-- START Stored records --

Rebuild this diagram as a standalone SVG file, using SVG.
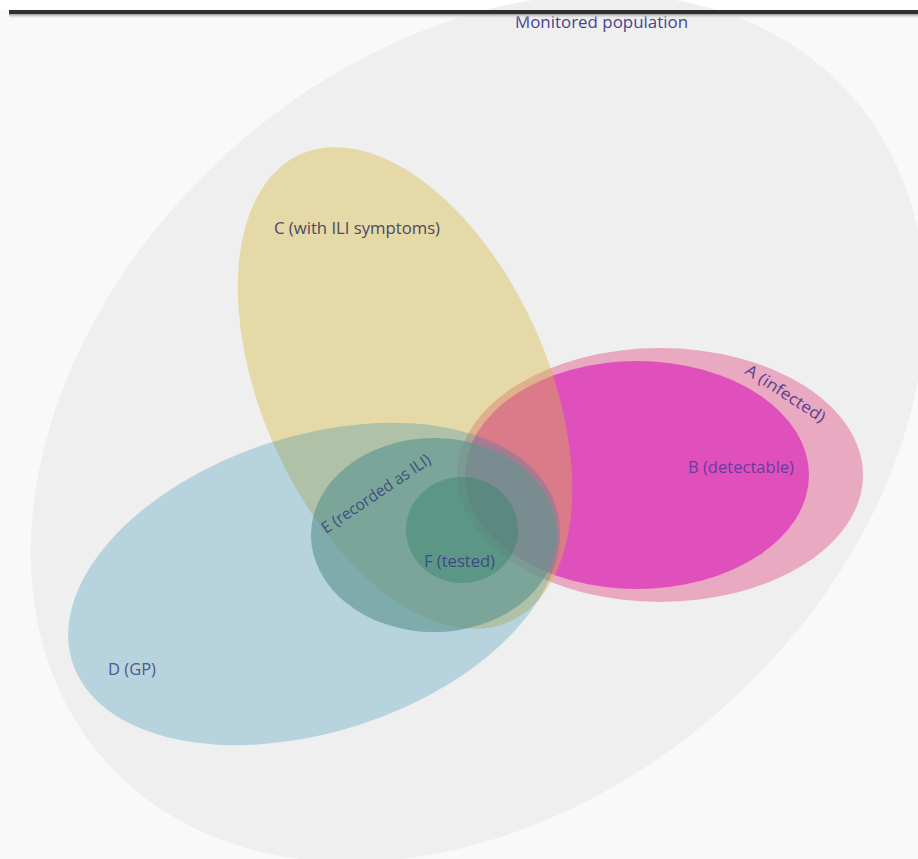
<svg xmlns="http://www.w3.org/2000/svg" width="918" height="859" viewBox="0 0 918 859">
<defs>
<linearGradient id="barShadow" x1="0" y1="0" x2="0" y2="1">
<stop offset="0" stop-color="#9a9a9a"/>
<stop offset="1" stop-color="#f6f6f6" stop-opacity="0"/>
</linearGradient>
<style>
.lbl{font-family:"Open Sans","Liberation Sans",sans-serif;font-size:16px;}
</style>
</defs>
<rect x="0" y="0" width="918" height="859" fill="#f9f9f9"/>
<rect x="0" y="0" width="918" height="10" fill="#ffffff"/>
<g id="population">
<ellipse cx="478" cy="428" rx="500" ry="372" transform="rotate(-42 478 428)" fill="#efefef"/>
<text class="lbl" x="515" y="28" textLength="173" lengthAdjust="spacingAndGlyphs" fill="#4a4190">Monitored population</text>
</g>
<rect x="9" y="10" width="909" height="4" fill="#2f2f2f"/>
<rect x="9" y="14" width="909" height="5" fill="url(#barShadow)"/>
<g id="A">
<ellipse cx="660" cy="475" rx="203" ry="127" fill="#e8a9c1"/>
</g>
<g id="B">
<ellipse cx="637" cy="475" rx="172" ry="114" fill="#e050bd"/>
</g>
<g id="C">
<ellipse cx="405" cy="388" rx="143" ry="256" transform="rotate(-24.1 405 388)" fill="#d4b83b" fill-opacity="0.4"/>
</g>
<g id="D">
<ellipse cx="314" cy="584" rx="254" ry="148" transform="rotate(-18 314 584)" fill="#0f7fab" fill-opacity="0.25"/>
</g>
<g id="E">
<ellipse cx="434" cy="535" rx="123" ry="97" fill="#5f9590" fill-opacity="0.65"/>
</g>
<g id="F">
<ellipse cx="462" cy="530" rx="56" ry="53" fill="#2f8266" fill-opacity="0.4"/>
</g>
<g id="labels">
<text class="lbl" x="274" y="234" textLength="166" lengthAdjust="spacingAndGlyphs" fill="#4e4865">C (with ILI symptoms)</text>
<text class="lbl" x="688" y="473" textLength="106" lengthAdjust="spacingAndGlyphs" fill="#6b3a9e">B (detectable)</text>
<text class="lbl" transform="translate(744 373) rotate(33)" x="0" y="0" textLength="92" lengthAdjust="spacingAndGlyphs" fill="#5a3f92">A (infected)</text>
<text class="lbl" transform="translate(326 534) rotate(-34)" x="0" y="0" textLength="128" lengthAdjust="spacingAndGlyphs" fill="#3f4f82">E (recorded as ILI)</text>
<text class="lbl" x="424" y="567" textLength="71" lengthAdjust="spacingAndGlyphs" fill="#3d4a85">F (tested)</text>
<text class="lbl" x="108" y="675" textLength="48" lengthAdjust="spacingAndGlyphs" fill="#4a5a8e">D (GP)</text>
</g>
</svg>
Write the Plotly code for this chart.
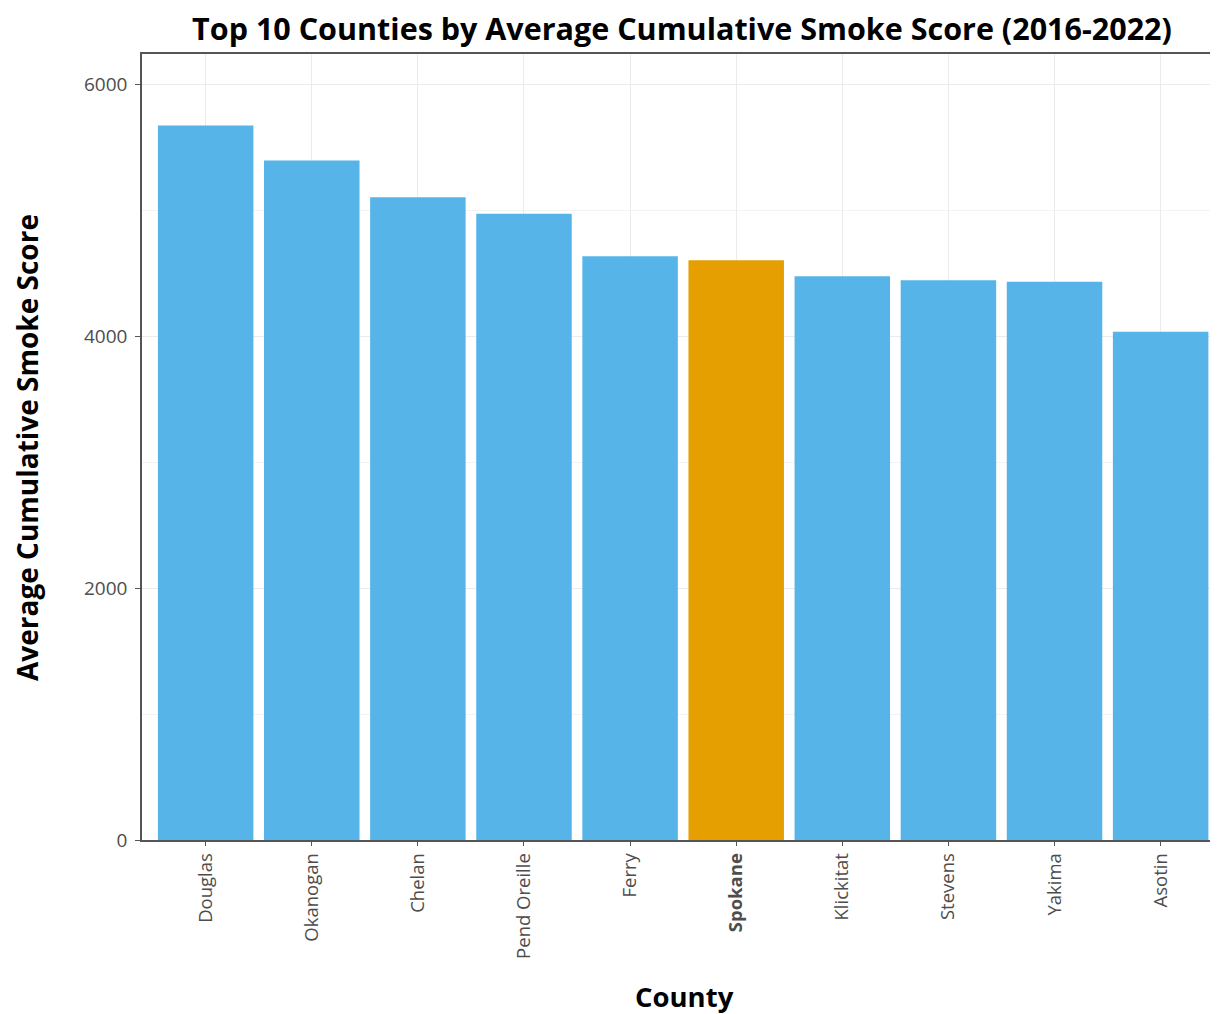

-- END Stored records --
-- START Stored records --

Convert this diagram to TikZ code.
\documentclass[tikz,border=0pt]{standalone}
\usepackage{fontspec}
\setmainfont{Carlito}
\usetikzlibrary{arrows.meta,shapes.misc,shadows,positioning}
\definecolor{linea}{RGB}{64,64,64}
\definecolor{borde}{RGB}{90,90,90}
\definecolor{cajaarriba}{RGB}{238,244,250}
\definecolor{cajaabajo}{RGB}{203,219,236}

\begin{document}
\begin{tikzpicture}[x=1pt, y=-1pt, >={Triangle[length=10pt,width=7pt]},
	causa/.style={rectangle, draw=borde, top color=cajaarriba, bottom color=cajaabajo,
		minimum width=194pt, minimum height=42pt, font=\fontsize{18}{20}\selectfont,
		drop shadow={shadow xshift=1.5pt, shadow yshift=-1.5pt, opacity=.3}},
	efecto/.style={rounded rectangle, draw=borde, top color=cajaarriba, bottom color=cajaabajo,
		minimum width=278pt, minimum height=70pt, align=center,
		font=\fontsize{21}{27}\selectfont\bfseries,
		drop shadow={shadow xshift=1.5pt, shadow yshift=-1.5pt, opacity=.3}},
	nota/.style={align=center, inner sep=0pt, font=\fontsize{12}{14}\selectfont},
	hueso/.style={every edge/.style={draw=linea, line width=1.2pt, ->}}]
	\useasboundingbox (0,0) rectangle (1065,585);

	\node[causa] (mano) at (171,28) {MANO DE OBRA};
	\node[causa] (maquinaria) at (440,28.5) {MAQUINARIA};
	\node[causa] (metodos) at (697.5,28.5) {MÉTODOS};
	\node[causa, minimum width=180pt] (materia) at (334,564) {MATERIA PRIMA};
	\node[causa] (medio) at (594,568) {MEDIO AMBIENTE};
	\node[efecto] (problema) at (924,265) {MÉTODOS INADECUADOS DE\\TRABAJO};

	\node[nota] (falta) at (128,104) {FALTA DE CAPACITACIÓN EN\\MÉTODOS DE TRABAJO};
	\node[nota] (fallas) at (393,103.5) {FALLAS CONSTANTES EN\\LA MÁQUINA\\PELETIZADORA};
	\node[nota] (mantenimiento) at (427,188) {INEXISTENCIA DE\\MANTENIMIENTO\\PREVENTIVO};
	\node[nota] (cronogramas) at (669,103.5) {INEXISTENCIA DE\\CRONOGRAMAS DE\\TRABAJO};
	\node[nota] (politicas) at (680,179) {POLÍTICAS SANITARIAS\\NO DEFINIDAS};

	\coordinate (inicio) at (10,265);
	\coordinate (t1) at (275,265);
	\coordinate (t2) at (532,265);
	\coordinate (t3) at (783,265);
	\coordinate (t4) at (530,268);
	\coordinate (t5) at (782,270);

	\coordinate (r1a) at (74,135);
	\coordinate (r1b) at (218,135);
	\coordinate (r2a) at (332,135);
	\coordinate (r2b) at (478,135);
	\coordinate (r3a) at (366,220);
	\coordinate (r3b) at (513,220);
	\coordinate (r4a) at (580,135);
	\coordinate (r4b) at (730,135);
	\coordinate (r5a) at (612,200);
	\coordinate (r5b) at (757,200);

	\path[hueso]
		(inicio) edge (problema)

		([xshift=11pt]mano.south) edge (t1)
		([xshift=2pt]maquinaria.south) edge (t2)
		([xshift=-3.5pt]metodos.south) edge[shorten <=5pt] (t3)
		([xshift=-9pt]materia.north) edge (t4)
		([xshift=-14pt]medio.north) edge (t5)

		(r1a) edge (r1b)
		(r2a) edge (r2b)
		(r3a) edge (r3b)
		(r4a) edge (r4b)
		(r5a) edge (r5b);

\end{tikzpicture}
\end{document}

-- END Stored records --

**Challenge**
Within the listing above, the range opens at the line with "Convert this diagram to TikZ code." and closes at the line with "(0,0) rectangle (1065,585);". Reproduce exactly the lines of that range, including both ends.

**Solution to the problem**
Convert this diagram to TikZ code.
\documentclass[tikz,border=0pt]{standalone}
\usepackage{fontspec}
\setmainfont{Carlito}
\usetikzlibrary{arrows.meta,shapes.misc,shadows,positioning}
\definecolor{linea}{RGB}{64,64,64}
\definecolor{borde}{RGB}{90,90,90}
\definecolor{cajaarriba}{RGB}{238,244,250}
\definecolor{cajaabajo}{RGB}{203,219,236}

\begin{document}
\begin{tikzpicture}[x=1pt, y=-1pt, >={Triangle[length=10pt,width=7pt]},
	causa/.style={rectangle, draw=borde, top color=cajaarriba, bottom color=cajaabajo,
		minimum width=194pt, minimum height=42pt, font=\fontsize{18}{20}\selectfont,
		drop shadow={shadow xshift=1.5pt, shadow yshift=-1.5pt, opacity=.3}},
	efecto/.style={rounded rectangle, draw=borde, top color=cajaarriba, bottom color=cajaabajo,
		minimum width=278pt, minimum height=70pt, align=center,
		font=\fontsize{21}{27}\selectfont\bfseries,
		drop shadow={shadow xshift=1.5pt, shadow yshift=-1.5pt, opacity=.3}},
	nota/.style={align=center, inner sep=0pt, font=\fontsize{12}{14}\selectfont},
	hueso/.style={every edge/.style={draw=linea, line width=1.2pt, ->}}]
	\useasboundingbox (0,0) rectangle (1065,585);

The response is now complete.